Also Sprach Sebastian
Credits: Ben Raab (writer), Charlie Adlard (artist), Kevin Somers (colors), Jon Babcock (letters)
Summary: In China, Irene is awakened by Tessa, who relates to her the story of Sebastian Shaw. She learns of his past as a poor steelworker, who attended college on scholarship and became a successful engineer. Against the wishes of his girlfriend Lourdes Chantel, Shaw joined the Hellfire Club, only to be betrayed by the mutant-hating White King Edward Buckman. Following Lourdes’s death, Shaw killed Buckman and instituted the new Inner Circle. Shaw interrupts the story to meet Irene. She rejects his offer of membership and pursues the publication of her story back in New York.
A few pages of this issue are a retelling of the back-up story in Classic X-Men #7, which is likely why Chris Claremont has a “special thank you” credit in the opening.

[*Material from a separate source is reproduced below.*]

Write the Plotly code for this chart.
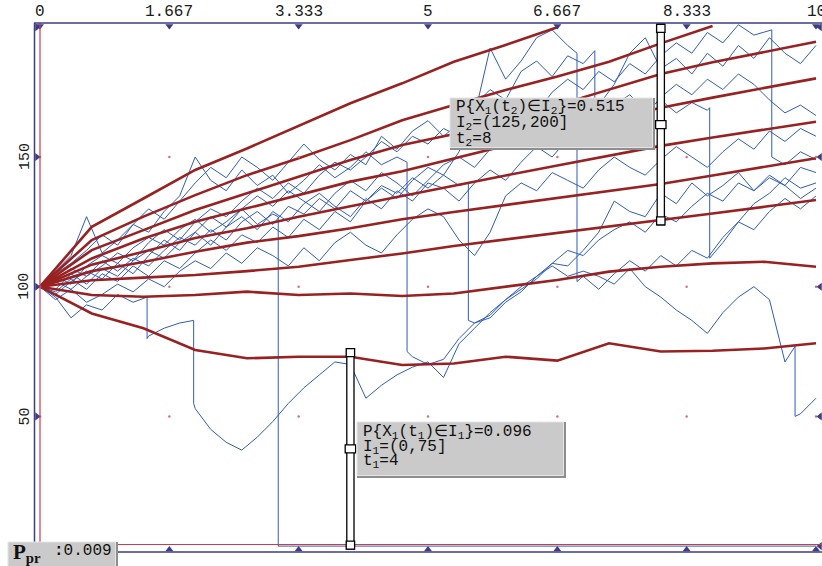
import plotly.graph_objects as go

# ---------------- data ----------------
T = [0.0, 0.2, 0.4, 0.6, 0.8, 1.0, 1.2, 1.4, 1.6, 1.8, 2.0, 2.2, 2.4, 2.6, 2.8, 3.0,
     3.2, 3.4, 3.6, 3.8, 4.0, 4.2, 4.4, 4.6, 4.8, 5.0, 5.2, 5.4, 5.6, 5.8, 6.0, 6.2,
     6.4, 6.6, 6.8, 7.0, 7.2, 7.4, 7.6, 7.8, 8.0, 8.2, 8.4, 8.6, 8.8, 9.0, 9.2, 9.4,
     9.6, 9.8, 10.0]

path_a = [100, 104, 101, 108, 112, 109, 115, 119, 116, 122,
          126, 121, 125, 130, 124, 128, 0, 0, 0, 0,
          0, 0, 0, 0, 0, 0, 0, 0, 0, 0,
          0, 0, 0, 0, 0, 0, 0, 0, 0, 0,
          0, 0, 0, 0, 0, 0, 0, 0, 0, 0,
          0]
jumps_a = [(3.07, 127, 0)]

path_b = [100, 96, 88, 93, 91, 97, 94, 81, 84, 86,
          53, 45, 40, 37, 42, 48, 55, 61, 66, 71,
          70, 57, 62, 66, 69, 71, 65, 78, 84, 90,
          95, 100, 104, 109, 108, 114, 121, 133, 129, 127,
          136, 132, 140, 135, 139, 144, 137, 142, 139, 134,
          138]
jumps_b = [(1.38, 96, 80), (1.98, 87, 55)]

path_c = [100, 106, 112, 127, 113, 118, 124, 121, 129, 135,
          150, 141, 137, 145, 139, 143, 136, 141, 147, 142,
          146, 152, 147, 150, 73, 70, 72, 80, 86, 88,
          94, 98, 104, 108, 104, 106, 104, 101, 107, 100,
          96, 91, 87, 82, 90, 96, 100, 95, 71, 51,
          57]
jumps_c = [(4.73, 148, 75), (9.73, 77, 50)]

path_d = [100, 103, 107, 104, 110, 106, 111, 108, 114, 119,
          116, 122, 118, 125, 129, 124, 131, 128, 134, 130,
          137, 133, 139, 136, 142, 138, 143, 139, 86, 89,
          95, 99, 103, 109, 114, 112, 118, 122, 125, 121,
          128, 125, 131, 136, 133, 140, 137, 143, 139, 146,
          144]
jumps_d = [(5.52, 140, 87)]

path_e = [100, 98, 103, 99, 105, 102, 108, 104, 110, 107,
          113, 118, 114, 120, 117, 123, 119, 126, 122, 129,
          125, 133, 138, 134, 141, 146, 143, 152, 166, 192,
          180, 187, 196, 199, 193, 104, 99, 105, 110, 106,
          112, 108, 114, 111, 119, 125, 122, 129, 134, 130,
          135]
jumps_e = [(6.92, 190, 102)]

path_f = [100, 97, 102, 106, 103, 109, 105, 112, 118, 114,
          121, 127, 123, 130, 135, 131, 137, 133, 129, 136,
          141, 137, 144, 140, 135, 141, 147, 150, 146, 153,
          158, 154, 160, 165, 161, 167, 163, 170, 174, 168,
          172, 167, 171, 168, 117, 125, 132, 136, 142, 138,
          140]
jumps_f = [(8.63, 169, 111)]

path_g = [100, 105, 109, 114, 120, 116, 124, 130, 126, 133,
          140, 146, 142, 150, 146, 141, 148, 155, 149, 145,
          151, 147, 158, 153, 160, 164, 158, 163, 170, 176,
          172, 183, 187, 181, 189, 186, 170, 178, 190, 196,
          184, 188, 182, 190, 185, 193, 188, 196, 190, 186,
          193]
jumps_g = [(7.15, 191, 168)]

path_h = [100, 102, 99, 104, 108, 113, 110, 117, 122, 118,
          125, 130, 127, 133, 138, 134, 140, 136, 143, 148,
          145, 150, 156, 152, 158, 155, 161, 158, 164, 168,
          163, 171, 167, 175, 180, 176, 183, 179, 186, 182,
          189, 194, 190, 198, 194, 201, 197, 199, 147, 152,
          149]
jumps_h = [(9.43, 199, 150)]

path_i = [100, 99, 105, 101, 107, 104, 110, 114, 111, 117,
          121, 116, 123, 127, 122, 129, 125, 132, 136, 131,
          127, 134, 130, 137, 133, 140, 138, 133, 140, 145,
          141, 148, 154, 150, 157, 162, 158, 165, 170, 166,
          173, 178, 174, 180, 176, 182, 178, 172, 167, 170,
          166]
jumps_i = []

path_j = [100, 95, 99, 94, 97, 101, 98, 103, 100, 106,
          110, 107, 113, 109, 115, 112, 108, 115, 110, 117,
          121, 116, 113, 120, 126, 130, 127, 118, 112, 121,
          135, 140, 137, 144, 141, 138, 145, 150, 146, 143,
          149, 154, 150, 146, 152, 157, 153, 160, 156, 161,
          158]
jumps_j = []

# quantile curves
Q_T = [0, 0.667, 1.333, 2, 2.667, 3.333, 4, 4.667, 5.333, 6, 6.667, 7.333, 8, 8.667, 9.333, 10]
q1 = [100, 123.1, 134, 145, 153.3, 162, 170.7, 178.4, 186.7, 193.2, 200, None, None, None, None, None]
q2 = [100, 118, 127, 135.3, 143, 149.5, 156.5, 164.2, 170, 175.8, 181, 186.7, 193.8, 200.5, None, None]
q3 = [100, 114.1, 121.8, 129.6, 136, 142.4, 148.8, 154.6, 158.8, 163, 170, 176, 182, 186.5, 190.5, 194.4]
q4 = [100, 110.9, 118.6, 125, 130.2, 135.3, 140.5, 144.5, 149.5, 154.4, 159.3, 164.2, 169, 172.9, 176.6, 180.3]
q5 = [100, 108.5, 113.5, 118.8, 122.5, 127, 131, 135, 139, 142.9, 146.7, 150.5, 154.3, 157.5, 160.6, 163.6]
q6 = [100, 106, 109.5, 113.5, 117, 119.5, 122.5, 126, 128.8, 131.5, 134.2, 136.9, 139.6, 142.9, 146.3, 149.5]
q7 = [100, 102.5, 103.5, 104.5, 106, 107.7, 110.3, 112.8, 115.7, 118.2, 120.6, 123.1, 125.5, 128.2, 130.8, 133.4]
q8 = [100, 96.8, 96.1, 96.8, 98.1, 96.8, 97.4, 96.4, 97.4, 100, 102.6, 105.8, 107.7, 109, 109.6, 107.7]
q9 = [100, 89.7, 84, 75.6, 72.4, 73, 73, 69.8, 70.4, 73, 71.5, 78.2, 75, 75.3, 76.2, 78.2]

X_TICKS = [0, 1.667, 3.333, 5, 6.667, 8.333, 10]
X_TICK_TEXT = ["0", "1.667", "3.333", "5", "6.667", "8.333", "10"]
Y_TICKS = [50, 100, 150]
Y_TICK_TEXT = ["50", "100", "150"]
Y_MARKS = [0, 50, 100, 150, 200]

interval_1 = (4, 0, 75)      # t1, lower, upper
interval_2 = (8, 125, 200)   # t2, lower, upper
box_1_lines = ["P{X<sub>1</sub>(t<sub>1</sub>)\u2208I<sub>1</sub>}=0.096",
               "I<sub>1</sub>=(0,75]", "t<sub>1</sub>=4"]
box_2_lines = ["P{X<sub>1</sub>(t<sub>2</sub>)\u2208I<sub>2</sub>}=0.515",
               "I<sub>2</sub>=(125,200]", "t<sub>2</sub>=8"]
p_pr_value = "0.009"

# ---------------- geometry ----------------
W, H = 822, 566
ML, MR, MT, MB = 34, 0, 23, 14
PXU = 77.6       # px per x unit
PYU = 2.594      # px per y unit
X0 = (ML - 40) / PXU
X1 = (W - 40) / PXU
Y0 = (546.1 - (H - MB)) / PYU
Y1 = (546.1 - MT) / PYU
PW = W - ML - MR
PH = H - MT - MB


def pxp(p):
    return (p - ML) / PW


def pyp(q):
    return ((H - MB) - q) / PH


def build(vals, jumps):
    pts = list(zip(T, vals))
    for (tj, a, b) in jumps:
        pts.append((tj, a))
        pts.append((tj, b))
    pts.sort(key=lambda p: p[0])
    return [p[0] for p in pts], [p[1] for p in pts]


BLUE = "#2f5cbd"
DRED = "#972221"
NAVY = "#3d3d86"
RED = "#cc3b48"

fig = go.Figure()

paths = [(path_a, jumps_a), (path_b, jumps_b), (path_c, jumps_c), (path_d, jumps_d),
         (path_e, jumps_e), (path_f, jumps_f), (path_g, jumps_g), (path_h, jumps_h),
         (path_i, jumps_i), (path_j, jumps_j)]
for vals, jumps in paths:
    xs, ys = build(vals, jumps)
    fig.add_trace(go.Scatter(x=xs, y=ys, mode="lines",
                             line=dict(color=BLUE, width=1), hoverinfo="skip"))

for q in [q1, q2, q3, q4, q5, q6, q7, q8, q9]:
    fig.add_trace(go.Scatter(x=Q_T, y=q, mode="lines", connectgaps=False,
                             line=dict(color=DRED, width=2.6), hoverinfo="skip"))

# grid dots
gx, gy = [], []
for xv in X_TICKS:
    for yv in Y_MARKS[1:]:
        gx.append(xv)
        gy.append(yv)
fig.add_trace(go.Scatter(x=gx, y=gy, mode="markers",
                         marker=dict(color="#d9707c", size=2.5), hoverinfo="skip"))

# tick triangles on the frame
tri_top_y = (546.1 - 26) / PYU
tri_bot_y = (546.1 - 549.5) / PYU
tri_left_x = (37 - 40) / PXU
tri_right_x = (820 - 40) / PXU
fig.add_trace(go.Scatter(x=X_TICKS, y=[tri_top_y] * len(X_TICKS), mode="markers", cliponaxis=False,
                         marker=dict(symbol="triangle-down", color=NAVY, size=7), hoverinfo="skip"))
fig.add_trace(go.Scatter(x=X_TICKS, y=[tri_bot_y] * len(X_TICKS), mode="markers", cliponaxis=False,
                         marker=dict(symbol="triangle-up", color=NAVY, size=7), hoverinfo="skip"))
fig.add_trace(go.Scatter(x=[tri_left_x] * len(Y_MARKS), y=Y_MARKS, mode="markers", cliponaxis=False,
                         marker=dict(symbol="triangle-right", color=NAVY, size=7), hoverinfo="skip"))
fig.add_trace(go.Scatter(x=[tri_right_x] * len(Y_MARKS), y=Y_MARKS, mode="markers", cliponaxis=False,
                         marker=dict(symbol="triangle-left", color=NAVY, size=7), hoverinfo="skip"))

shapes = []
# red reference lines (x=0, y=0)
shapes.append(dict(type="line", xref="x", yref="paper", x0=0, x1=0, y0=pyp(546), y1=1,
                   line=dict(color=RED, width=1.2), layer="above"))
shapes.append(dict(type="line", xref="paper", yref="paper", x0=pxp(40), x1=1, y0=pyp(544.5), y1=pyp(544.5),
                   line=dict(color=RED, width=1.2), layer="above"))
# navy frame
shapes.append(dict(type="line", xref="paper", yref="paper", x0=pxp(34.5), x1=pxp(34.5), y0=0, y1=1,
                   line=dict(color=NAVY, width=1.5), layer="above"))
shapes.append(dict(type="line", xref="paper", yref="paper", x0=pxp(34), x1=1.01, y0=pyp(23), y1=pyp(23),
                   line=dict(color=NAVY, width=1.5), layer="above"))
shapes.append(dict(type="line", xref="paper", yref="paper", x0=pxp(34), x1=1.01, y0=pyp(552), y1=pyp(552),
                   line=dict(color=NAVY, width=1.5), layer="above"))


def bar(t, lo, hi):
    hw = 3.6 / PXU
    ext = 3 / PYU
    cap = 8 / PYU
    out = []
    style = dict(type="rect", xref="x", yref="y", fillcolor="white",
                 line=dict(color="black", width=1.3), layer="above")
    out.append(dict(style, x0=t - hw, x1=t + hw, y0=lo - ext, y1=hi + ext))
    out.append(dict(style, x0=t - hw - 0.6 / PXU, x1=t + hw + 0.6 / PXU, y0=hi + ext - cap, y1=hi + ext))
    out.append(dict(style, x0=t - hw - 0.6 / PXU, x1=t + hw + 0.6 / PXU, y0=lo - ext, y1=lo - ext + cap))
    mid = (lo + hi) / 2
    out.append(dict(style, x0=t - 5.2 / PXU, x1=t + 5.2 / PXU, y0=mid - 4 / PYU, y1=mid + 4 / PYU))
    return out


shapes += bar(*interval_1)
shapes += bar(*interval_2)


def box(l, t, r, b):
    out = []
    out.append(dict(type="rect", xref="paper", yref="paper", x0=pxp(l), x1=pxp(r), y0=pyp(b), y1=pyp(t),
                    fillcolor="#8e8e8e", line=dict(width=0), layer="above"))
    out.append(dict(type="rect", xref="paper", yref="paper", x0=pxp(l), x1=pxp(r - 2.5), y0=pyp(b - 2.5), y1=pyp(t),
                    fillcolor="#cacaca", line=dict(color="#e4e4e4", width=1), layer="above"))
    return out


shapes += box(450, 98, 655, 150)
shapes += box(357, 422, 566, 478)
shapes += box(8, 542, 118, 570)

annotations = []
MONO = "Liberation Mono"
for xv, txt in zip(X_TICKS, X_TICK_TEXT):
    annotations.append(dict(x=xv, xref="x", y=pyp(12.5), yref="paper", text=txt, showarrow=False,
                            xanchor="center", yanchor="middle",
                            font=dict(family=MONO, size=16, color="#1a1a1a")))
for yv, txt in zip(Y_TICKS, Y_TICK_TEXT):
    annotations.append(dict(x=pxp(25), xref="paper", y=yv, yref="y", text=txt, showarrow=False,
                            textangle=-90, xanchor="center", yanchor="middle",
                            font=dict(family=MONO, size=15, color="#1a1a1a")))

for i, line in enumerate(box_2_lines):
    annotations.append(dict(x=pxp(454), xref="paper", y=pyp(108 + i * 15.5), yref="paper", text=line,
                            showarrow=False, xanchor="left", yanchor="middle",
                            font=dict(family=MONO, size=16, color="#111111")))
for i, line in enumerate(box_1_lines):
    annotations.append(dict(x=pxp(361), xref="paper", y=pyp(432.5 + i * 14.6), yref="paper", text=line,
                            showarrow=False, xanchor="left", yanchor="middle",
                            font=dict(family=MONO, size=16, color="#111111")))

annotations.append(dict(x=pxp(11), xref="paper", y=pyp(553), yref="paper", text="<b>P<sub>pr</sub></b>",
                        showarrow=False, xanchor="left", yanchor="middle",
                        font=dict(family="Liberation Serif", size=21, color="#111111")))
annotations.append(dict(x=pxp(52), xref="paper", y=pyp(551), yref="paper", text="<b>:</b>" + p_pr_value,
                        showarrow=False, xanchor="left", yanchor="middle",
                        font=dict(family=MONO, size=16, color="#111111")))

fig.update_layout(
    width=W, height=H,
    margin=dict(l=ML, r=MR, t=MT, b=MB, pad=0),
    paper_bgcolor="white", plot_bgcolor="white",
    showlegend=False,
    xaxis=dict(range=[X0, X1], showgrid=False, zeroline=False, showticklabels=False,
               showline=False, ticks=""),
    yaxis=dict(range=[Y0, Y1], showgrid=False, zeroline=False, showticklabels=False,
               showline=False, ticks=""),
    shapes=shapes,
    annotations=annotations,
)

fig.write_html("out.html")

Other members joining the Hellfire Club with Shaw include Iron Man’s father Howard Stark and Archangel’s father Warren Worthington, Jr.
Miscellaneous Note: The title of the issue is a reference to “Also sprach Zarathustra.”
Review: The finale might seem like a bit of an anti-climax, as Irene is allowed to live and we never learn if her story is published, but I think Raab does a capable job of creating a sense of closure without spelling everything out for the reader. Shaw is humanized for, if not the very first time, the first time in ages as Raab goes back to his youth and explores his blue-collar roots. Revealing that Shaw was essentially a character out of a Bruce Springsteen song is perhaps trying a bit too hard to make him likeable, but it seems to be a legitimate background for him to have. In comparison to the more recent trend in villain origins, revealing that they were all psychopaths as children (hello, Geoff Johns), I prefer the path taken here. Shaw’s evolution into sheer villainy was already handled by Claremont in the back-up story that killed Lourdes Chantel, but Raab does a decent job of getting the character to his starting point in Claremont's story. And as someone who spent much of his youth preoccupied with X-continuity, I have to say it’s a relief to see the previous Sebastian Shaw prequel story hasn’t been ignored.
The best scene in the issue is when Shaw refuses to kill Irene, simply because he sees so much of himself in her. That’s a smart way to invert the point of the previous stories, which consistently showed ambition as the downfall of the protagonists. Here, Irene is spared solely because of her tenacity and desire to succeed. Then again, those are the traits she shares with the villain she’s desperate to bring down, so how is Irene supposed to view herself now? My only real issue with the conclusion is Shaw’s arrogance that he can just buy out any publishing firm that wants to publish her story. That old trope might’ve gone unnoticed pre-internet, but by 2000 a story spiked by Newsweek had already leaked online and caused a certain American president a lot of trouble. The idea of a shadowy cabal controlling what the public hears always stretched credibility, but in the days when the average person has more access to information than ever before, it’s much harder to sell this as a legitimate plot point.